▶ [YOUR INSTRUCTIONS]: Copy out the data below as written; omit any images.

========================================================================

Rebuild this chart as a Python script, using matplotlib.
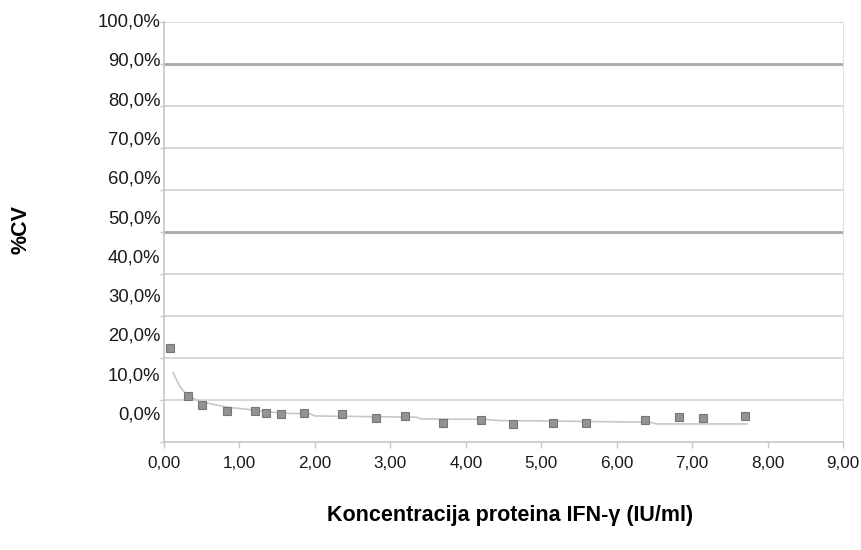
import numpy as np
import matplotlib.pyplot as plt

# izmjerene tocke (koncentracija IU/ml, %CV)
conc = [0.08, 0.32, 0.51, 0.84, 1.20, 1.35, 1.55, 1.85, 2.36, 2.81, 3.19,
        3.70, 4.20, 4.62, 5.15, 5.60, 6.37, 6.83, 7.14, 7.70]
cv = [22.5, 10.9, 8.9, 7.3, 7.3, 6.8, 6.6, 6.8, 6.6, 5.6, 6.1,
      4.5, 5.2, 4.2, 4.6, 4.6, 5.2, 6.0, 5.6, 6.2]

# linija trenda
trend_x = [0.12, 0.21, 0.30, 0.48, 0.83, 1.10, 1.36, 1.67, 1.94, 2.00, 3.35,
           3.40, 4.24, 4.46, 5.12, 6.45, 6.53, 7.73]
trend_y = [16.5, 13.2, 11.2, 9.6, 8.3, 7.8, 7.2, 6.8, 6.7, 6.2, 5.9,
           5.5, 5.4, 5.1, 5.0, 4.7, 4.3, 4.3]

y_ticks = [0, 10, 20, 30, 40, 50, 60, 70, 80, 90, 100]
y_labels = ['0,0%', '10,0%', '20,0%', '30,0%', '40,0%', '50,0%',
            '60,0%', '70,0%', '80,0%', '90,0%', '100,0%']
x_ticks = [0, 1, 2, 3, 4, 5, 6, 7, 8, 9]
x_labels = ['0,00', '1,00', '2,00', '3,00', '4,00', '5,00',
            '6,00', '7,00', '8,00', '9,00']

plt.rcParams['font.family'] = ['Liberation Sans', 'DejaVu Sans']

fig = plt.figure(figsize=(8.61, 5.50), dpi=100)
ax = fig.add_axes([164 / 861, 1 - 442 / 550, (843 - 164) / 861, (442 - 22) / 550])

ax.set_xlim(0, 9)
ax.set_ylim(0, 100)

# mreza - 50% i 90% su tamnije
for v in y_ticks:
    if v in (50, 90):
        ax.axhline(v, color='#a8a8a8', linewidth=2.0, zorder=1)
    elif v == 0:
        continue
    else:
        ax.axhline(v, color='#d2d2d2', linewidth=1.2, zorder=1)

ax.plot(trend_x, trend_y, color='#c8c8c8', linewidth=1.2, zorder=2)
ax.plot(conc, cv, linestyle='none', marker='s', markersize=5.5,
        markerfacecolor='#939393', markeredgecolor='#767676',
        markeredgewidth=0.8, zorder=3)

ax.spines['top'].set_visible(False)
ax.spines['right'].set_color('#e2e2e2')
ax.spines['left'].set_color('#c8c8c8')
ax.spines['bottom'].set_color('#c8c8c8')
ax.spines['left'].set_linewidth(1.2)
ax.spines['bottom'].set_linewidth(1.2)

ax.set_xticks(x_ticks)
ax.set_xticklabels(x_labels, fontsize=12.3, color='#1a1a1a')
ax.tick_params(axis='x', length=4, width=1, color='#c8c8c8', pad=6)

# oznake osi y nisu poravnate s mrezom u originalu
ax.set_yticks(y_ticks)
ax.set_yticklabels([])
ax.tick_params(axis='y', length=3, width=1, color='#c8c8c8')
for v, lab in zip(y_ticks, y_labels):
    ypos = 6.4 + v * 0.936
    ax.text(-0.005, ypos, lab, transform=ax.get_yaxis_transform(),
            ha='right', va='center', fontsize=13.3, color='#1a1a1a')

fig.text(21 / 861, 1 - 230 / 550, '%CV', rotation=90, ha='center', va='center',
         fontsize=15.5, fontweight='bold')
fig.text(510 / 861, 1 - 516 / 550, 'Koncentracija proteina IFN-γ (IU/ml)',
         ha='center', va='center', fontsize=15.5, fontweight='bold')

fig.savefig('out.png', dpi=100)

========================================================================

▶ [TASK ANSWER]:
Rebuild this chart as a Python script, using matplotlib.
import numpy as np
import matplotlib.pyplot as plt

# izmjerene tocke (koncentracija IU/ml, %CV)
conc = [0.08, 0.32, 0.51, 0.84, 1.20, 1.35, 1.55, 1.85, 2.36, 2.81, 3.19,
        3.70, 4.20, 4.62, 5.15, 5.60, 6.37, 6.83, 7.14, 7.70]
cv = [22.5, 10.9, 8.9, 7.3, 7.3, 6.8, 6.6, 6.8, 6.6, 5.6, 6.1,
      4.5, 5.2, 4.2, 4.6, 4.6, 5.2, 6.0, 5.6, 6.2]

# linija trenda
trend_x = [0.12, 0.21, 0.30, 0.48, 0.83, 1.10, 1.36, 1.67, 1.94, 2.00, 3.35,
           3.40, 4.24, 4.46, 5.12, 6.45, 6.53, 7.73]
trend_y = [16.5, 13.2, 11.2, 9.6, 8.3, 7.8, 7.2, 6.8, 6.7, 6.2, 5.9,
           5.5, 5.4, 5.1, 5.0, 4.7, 4.3, 4.3]

y_ticks = [0, 10, 20, 30, 40, 50, 60, 70, 80, 90, 100]
y_labels = ['0,0%', '10,0%', '20,0%', '30,0%', '40,0%', '50,0%',
            '60,0%', '70,0%', '80,0%', '90,0%', '100,0%']
x_ticks = [0, 1, 2, 3, 4, 5, 6, 7, 8, 9]
x_labels = ['0,00', '1,00', '2,00', '3,00', '4,00', '5,00',
            '6,00', '7,00', '8,00', '9,00']

plt.rcParams['font.family'] = ['Liberation Sans', 'DejaVu Sans']

fig = plt.figure(figsize=(8.61, 5.50), dpi=100)
ax = fig.add_axes([164 / 861, 1 - 442 / 550, (843 - 164) / 861, (442 - 22) / 550])

ax.set_xlim(0, 9)
ax.set_ylim(0, 100)

# mreza - 50% i 90% su tamnije
for v in y_ticks:
    if v in (50, 90):
        ax.axhline(v, color='#a8a8a8', linewidth=2.0, zorder=1)
    elif v == 0:
        continue
    else:
        ax.axhline(v, color='#d2d2d2', linewidth=1.2, zorder=1)

ax.plot(trend_x, trend_y, color='#c8c8c8', linewidth=1.2, zorder=2)
ax.plot(conc, cv, linestyle='none', marker='s', markersize=5.5,
        markerfacecolor='#939393', markeredgecolor='#767676',
        markeredgewidth=0.8, zorder=3)

ax.spines['top'].set_visible(False)
ax.spines['right'].set_color('#e2e2e2')
ax.spines['left'].set_color('#c8c8c8')
ax.spines['bottom'].set_color('#c8c8c8')
ax.spines['left'].set_linewidth(1.2)
ax.spines['bottom'].set_linewidth(1.2)

ax.set_xticks(x_ticks)
ax.set_xticklabels(x_labels, fontsize=12.3, color='#1a1a1a')
ax.tick_params(axis='x', length=4, width=1, color='#c8c8c8', pad=6)

# oznake osi y nisu poravnate s mrezom u originalu
ax.set_yticks(y_ticks)
ax.set_yticklabels([])
ax.tick_params(axis='y', length=3, width=1, color='#c8c8c8')
for v, lab in zip(y_ticks, y_labels):
    ypos = 6.4 + v * 0.936
    ax.text(-0.005, ypos, lab, transform=ax.get_yaxis_transform(),
            ha='right', va='center', fontsize=13.3, color='#1a1a1a')

fig.text(21 / 861, 1 - 230 / 550, '%CV', rotation=90, ha='center', va='center',
         fontsize=15.5, fontweight='bold')
fig.text(510 / 861, 1 - 516 / 550, 'Koncentracija proteina IFN-γ (IU/ml)',
         ha='center', va='center', fontsize=15.5, fontweight='bold')

fig.savefig('out.png', dpi=100)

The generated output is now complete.